## Data excerpt

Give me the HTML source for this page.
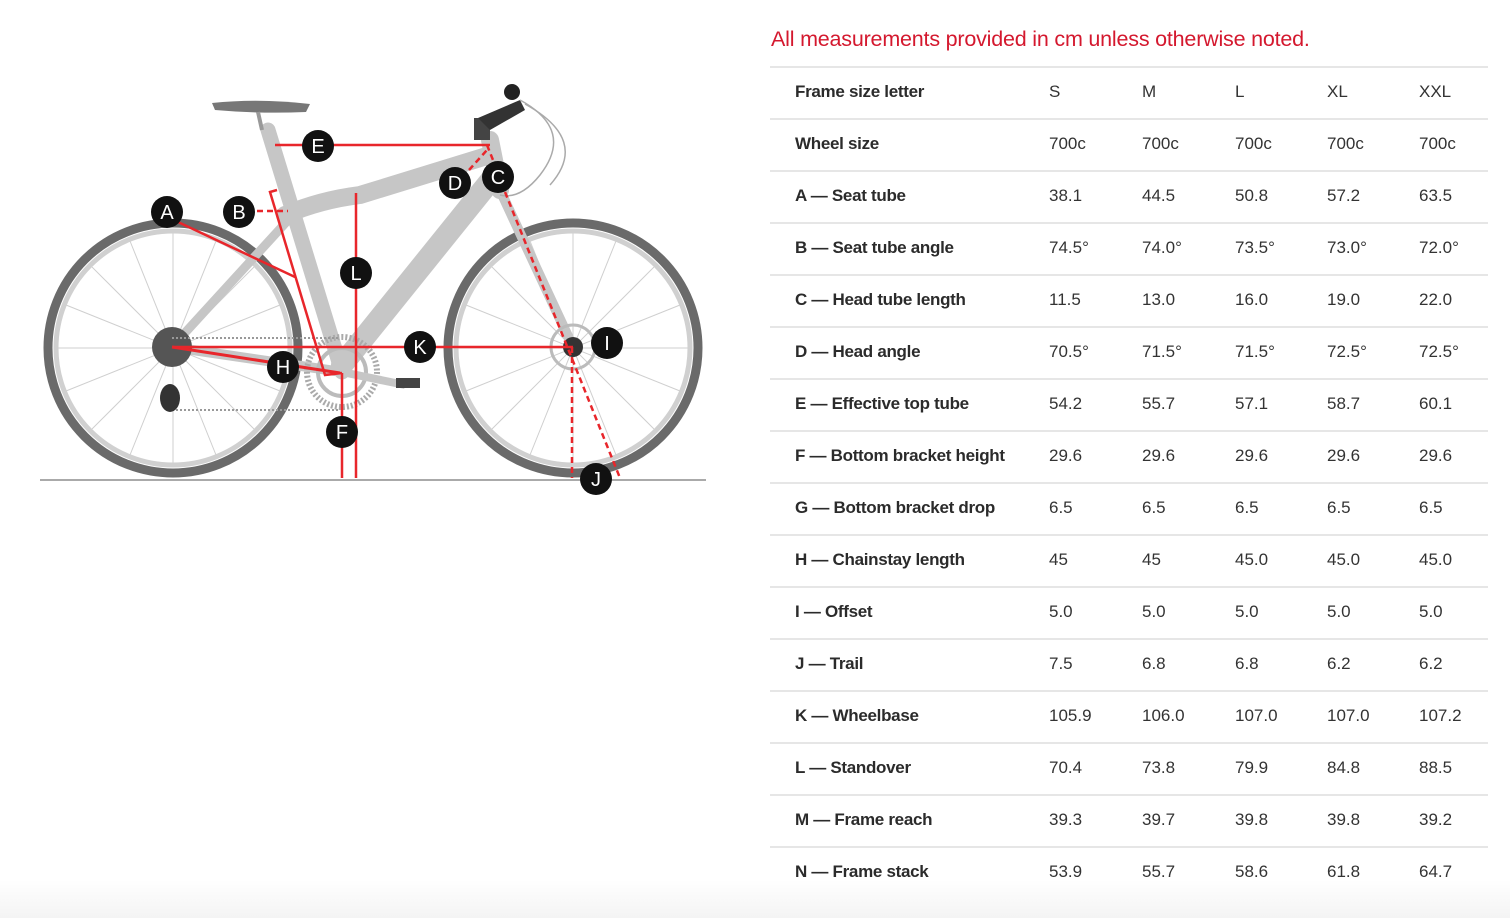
<!DOCTYPE html>
<html><head><meta charset="utf-8"><style>
html,body{margin:0;padding:0;background:#fff;}
body{width:1510px;height:918px;position:relative;overflow:hidden;font-family:"Liberation Sans",sans-serif;background:linear-gradient(#fff 0,#fff 880px,#f4f4f4 918px);}
.hdr{position:absolute;left:771px;top:27px;font-size:21.5px;color:#d4182e;letter-spacing:-0.2px;}
.ln{position:absolute;left:770px;width:718px;height:2px;background:#e6e6e6;}
.row{position:absolute;left:795px;height:24px;font-size:17px;color:#333;line-height:24px;}
.row b{font-weight:bold;color:#2b2b2b;position:absolute;left:0;white-space:nowrap;letter-spacing:-0.3px;}
.row span{position:absolute;white-space:nowrap;}
</style></head><body>
<div class="hdr">All measurements provided in cm unless otherwise noted.</div>

<svg width="760" height="918" style="position:absolute;left:0;top:0" xmlns="http://www.w3.org/2000/svg">
<line x1="40" y1="480" x2="706" y2="480" stroke="#aaa" stroke-width="2"/>
<g fill="none">
<circle cx="173" cy="348" r="125" stroke="#6a6a6a" stroke-width="9"/>
<circle cx="173" cy="348" r="117" stroke="#d0d0d0" stroke-width="5"/>
<circle cx="573" cy="348" r="125" stroke="#6a6a6a" stroke-width="9"/>
<circle cx="573" cy="348" r="117" stroke="#d0d0d0" stroke-width="5"/>
</g>
<g stroke="#cfcfcf" stroke-width="1">
<line x1="173" y1="233" x2="173" y2="463"/><line x1="58" y1="348" x2="288" y2="348"/>
<line x1="92" y1="267" x2="254" y2="429"/><line x1="254" y1="267" x2="92" y2="429"/>
<line x1="130" y1="241" x2="216" y2="455"/><line x1="216" y1="241" x2="130" y2="455"/>
<line x1="66" y1="305" x2="280" y2="391"/><line x1="66" y1="391" x2="280" y2="305"/>
<line x1="573" y1="233" x2="573" y2="463"/><line x1="458" y1="348" x2="688" y2="348"/>
<line x1="492" y1="267" x2="654" y2="429"/><line x1="654" y1="267" x2="492" y2="429"/>
<line x1="530" y1="241" x2="616" y2="455"/><line x1="616" y1="241" x2="530" y2="455"/>
<line x1="466" y1="305" x2="680" y2="391"/><line x1="466" y1="391" x2="680" y2="305"/>
</g>
<g stroke="#c6c6c6" stroke-linecap="round" fill="none">
<line x1="172" y1="347" x2="290" y2="218" stroke-width="9"/>
<line x1="172" y1="347" x2="342" y2="372" stroke-width="10"/>
<line x1="342" y1="372" x2="268" y2="130" stroke-width="15"/>
<path d="M285 215 Q320 200 360 195 L490 155" stroke-width="18"/>
<line x1="495" y1="175" x2="342" y2="365" stroke-width="22"/>
<line x1="490" y1="140" x2="500" y2="190" stroke-width="18"/>
<line x1="500" y1="190" x2="573" y2="347" stroke-width="10"/>
</g>
<circle cx="342" cy="372" r="35" fill="none" stroke="#aaa" stroke-width="6" stroke-dasharray="2 2"/>
<circle cx="342" cy="372" r="24" fill="none" stroke="#bbb" stroke-width="4"/>
<circle cx="172" cy="347" r="20" fill="#555"/>
<circle cx="573" cy="347" r="10" fill="#333"/>
<circle cx="573" cy="347" r="22" fill="none" stroke="#bbb" stroke-width="3"/>
<line x1="172" y1="338" x2="340" y2="338" stroke="#999" stroke-width="2" stroke-dasharray="2 2"/>
<line x1="172" y1="410" x2="340" y2="410" stroke="#999" stroke-width="2" stroke-dasharray="2 2"/>
<ellipse cx="170" cy="398" rx="10" ry="14" fill="#333"/>
<line x1="342" y1="372" x2="405" y2="385" stroke="#c6c6c6" stroke-width="8"/>
<rect x="396" y="378" width="24" height="10" fill="#444"/>
<path d="M212 103 Q260 98 310 104 L306 112 Q260 114 215 110 Z" fill="#777"/>
<line x1="258" y1="112" x2="262" y2="130" stroke="#999" stroke-width="4"/>
<rect x="474" y="118" width="16" height="22" fill="#444"/>
<path d="M478 118 L520 100 L525 110 L490 130 Z" fill="#333"/>
<circle cx="512" cy="92" r="8" fill="#222"/>
<path d="M520 100 Q575 130 540 175 Q520 200 500 195" fill="none" stroke="#aaa" stroke-width="1.5"/>
<path d="M525 104 Q590 140 550 185" fill="none" stroke="#aaa" stroke-width="1.5"/>
<g stroke="#e8262b" stroke-width="2.5" fill="none">
<line x1="275" y1="145" x2="490" y2="145"/>
<line x1="178" y1="222" x2="295" y2="277"/>
<path d="M277 190 L270 192 L325 375 L342 373"/>
<line x1="356" y1="193" x2="356" y2="478"/>
<line x1="342" y1="373" x2="342" y2="478"/>
<line x1="172" y1="347" x2="573" y2="347"/>
<line x1="172" y1="347" x2="340" y2="373" stroke-width="3"/>
</g>
<g stroke="#e8262b" stroke-width="2.5" fill="none" stroke-dasharray="6 4">
<line x1="257" y1="211" x2="288" y2="211"/>
<line x1="469" y1="170" x2="487" y2="150"/>
<line x1="487" y1="145" x2="493" y2="160"/>
<line x1="505" y1="192" x2="620" y2="478"/>
<line x1="572" y1="347" x2="572" y2="478"/>
</g>
<g font-family="Liberation Sans,sans-serif" font-size="20" fill="#fff" text-anchor="middle">
<g fill="#111"><circle cx="167" cy="212" r="16"/><circle cx="239" cy="212" r="16"/><circle cx="318" cy="146" r="16"/><circle cx="455" cy="183" r="16"/><circle cx="498" cy="177" r="16"/><circle cx="356" cy="273" r="16"/><circle cx="420" cy="347" r="16"/><circle cx="607" cy="343" r="16"/><circle cx="283" cy="367" r="16"/><circle cx="342" cy="432" r="16"/><circle cx="596" cy="479" r="16"/></g>
<text x="167" y="219">A</text><text x="239" y="219">B</text><text x="318" y="153">E</text><text x="455" y="190">D</text><text x="498" y="184">C</text><text x="356" y="280">L</text><text x="420" y="354">K</text><text x="607" y="350">I</text><text x="283" y="374">H</text><text x="342" y="439">F</text><text x="596" y="486">J</text>
</g>
</svg>

<div class="ln" style="top:66px"></div><div class="ln" style="top:118px"></div><div class="ln" style="top:170px"></div><div class="ln" style="top:222px"></div><div class="ln" style="top:274px"></div><div class="ln" style="top:326px"></div><div class="ln" style="top:378px"></div><div class="ln" style="top:430px"></div><div class="ln" style="top:482px"></div><div class="ln" style="top:534px"></div><div class="ln" style="top:586px"></div><div class="ln" style="top:638px"></div><div class="ln" style="top:690px"></div><div class="ln" style="top:742px"></div><div class="ln" style="top:794px"></div><div class="ln" style="top:846px"></div>

<div class="row" style="top:80px"><b>Frame size letter</b><span style="left:254px">S</span><span style="left:347px">M</span><span style="left:440px">L</span><span style="left:532px">XL</span><span style="left:624px">XXL</span></div>
<div class="row" style="top:132px"><b>Wheel size</b><span style="left:254px">700c</span><span style="left:347px">700c</span><span style="left:440px">700c</span><span style="left:532px">700c</span><span style="left:624px">700c</span></div>
<div class="row" style="top:184px"><b>A — Seat tube</b><span style="left:254px">38.1</span><span style="left:347px">44.5</span><span style="left:440px">50.8</span><span style="left:532px">57.2</span><span style="left:624px">63.5</span></div>
<div class="row" style="top:236px"><b>B — Seat tube angle</b><span style="left:254px">74.5°</span><span style="left:347px">74.0°</span><span style="left:440px">73.5°</span><span style="left:532px">73.0°</span><span style="left:624px">72.0°</span></div>
<div class="row" style="top:288px"><b>C — Head tube length</b><span style="left:254px">11.5</span><span style="left:347px">13.0</span><span style="left:440px">16.0</span><span style="left:532px">19.0</span><span style="left:624px">22.0</span></div>
<div class="row" style="top:340px"><b>D — Head angle</b><span style="left:254px">70.5°</span><span style="left:347px">71.5°</span><span style="left:440px">71.5°</span><span style="left:532px">72.5°</span><span style="left:624px">72.5°</span></div>
<div class="row" style="top:392px"><b>E — Effective top tube</b><span style="left:254px">54.2</span><span style="left:347px">55.7</span><span style="left:440px">57.1</span><span style="left:532px">58.7</span><span style="left:624px">60.1</span></div>
<div class="row" style="top:444px"><b>F — Bottom bracket height</b><span style="left:254px">29.6</span><span style="left:347px">29.6</span><span style="left:440px">29.6</span><span style="left:532px">29.6</span><span style="left:624px">29.6</span></div>
<div class="row" style="top:496px"><b>G — Bottom bracket drop</b><span style="left:254px">6.5</span><span style="left:347px">6.5</span><span style="left:440px">6.5</span><span style="left:532px">6.5</span><span style="left:624px">6.5</span></div>
<div class="row" style="top:548px"><b>H — Chainstay length</b><span style="left:254px">45</span><span style="left:347px">45</span><span style="left:440px">45.0</span><span style="left:532px">45.0</span><span style="left:624px">45.0</span></div>
<div class="row" style="top:600px"><b>I — Offset</b><span style="left:254px">5.0</span><span style="left:347px">5.0</span><span style="left:440px">5.0</span><span style="left:532px">5.0</span><span style="left:624px">5.0</span></div>
<div class="row" style="top:652px"><b>J — Trail</b><span style="left:254px">7.5</span><span style="left:347px">6.8</span><span style="left:440px">6.8</span><span style="left:532px">6.2</span><span style="left:624px">6.2</span></div>
<div class="row" style="top:704px"><b>K — Wheelbase</b><span style="left:254px">105.9</span><span style="left:347px">106.0</span><span style="left:440px">107.0</span><span style="left:532px">107.0</span><span style="left:624px">107.2</span></div>
<div class="row" style="top:756px"><b>L — Standover</b><span style="left:254px">70.4</span><span style="left:347px">73.8</span><span style="left:440px">79.9</span><span style="left:532px">84.8</span><span style="left:624px">88.5</span></div>
<div class="row" style="top:808px"><b>M — Frame reach</b><span style="left:254px">39.3</span><span style="left:347px">39.7</span><span style="left:440px">39.8</span><span style="left:532px">39.8</span><span style="left:624px">39.2</span></div>
<div class="row" style="top:860px"><b>N — Frame stack</b><span style="left:254px">53.9</span><span style="left:347px">55.7</span><span style="left:440px">58.6</span><span style="left:532px">61.8</span><span style="left:624px">64.7</span></div>
</body></html>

## Challenge
Output exactly the span of lines from the top of the listing through the line holding "unless otherwise noted.</div>", and leave every picture out.

## Answer below
Give me the HTML source for this page.
<!DOCTYPE html>
<html><head><meta charset="utf-8"><style>
html,body{margin:0;padding:0;background:#fff;}
body{width:1510px;height:918px;position:relative;overflow:hidden;font-family:"Liberation Sans",sans-serif;background:linear-gradient(#fff 0,#fff 880px,#f4f4f4 918px);}
.hdr{position:absolute;left:771px;top:27px;font-size:21.5px;color:#d4182e;letter-spacing:-0.2px;}
.ln{position:absolute;left:770px;width:718px;height:2px;background:#e6e6e6;}
.row{position:absolute;left:795px;height:24px;font-size:17px;color:#333;line-height:24px;}
.row b{font-weight:bold;color:#2b2b2b;position:absolute;left:0;white-space:nowrap;letter-spacing:-0.3px;}
.row span{position:absolute;white-space:nowrap;}
</style></head><body>
<div class="hdr">All measurements provided in cm unless otherwise noted.</div>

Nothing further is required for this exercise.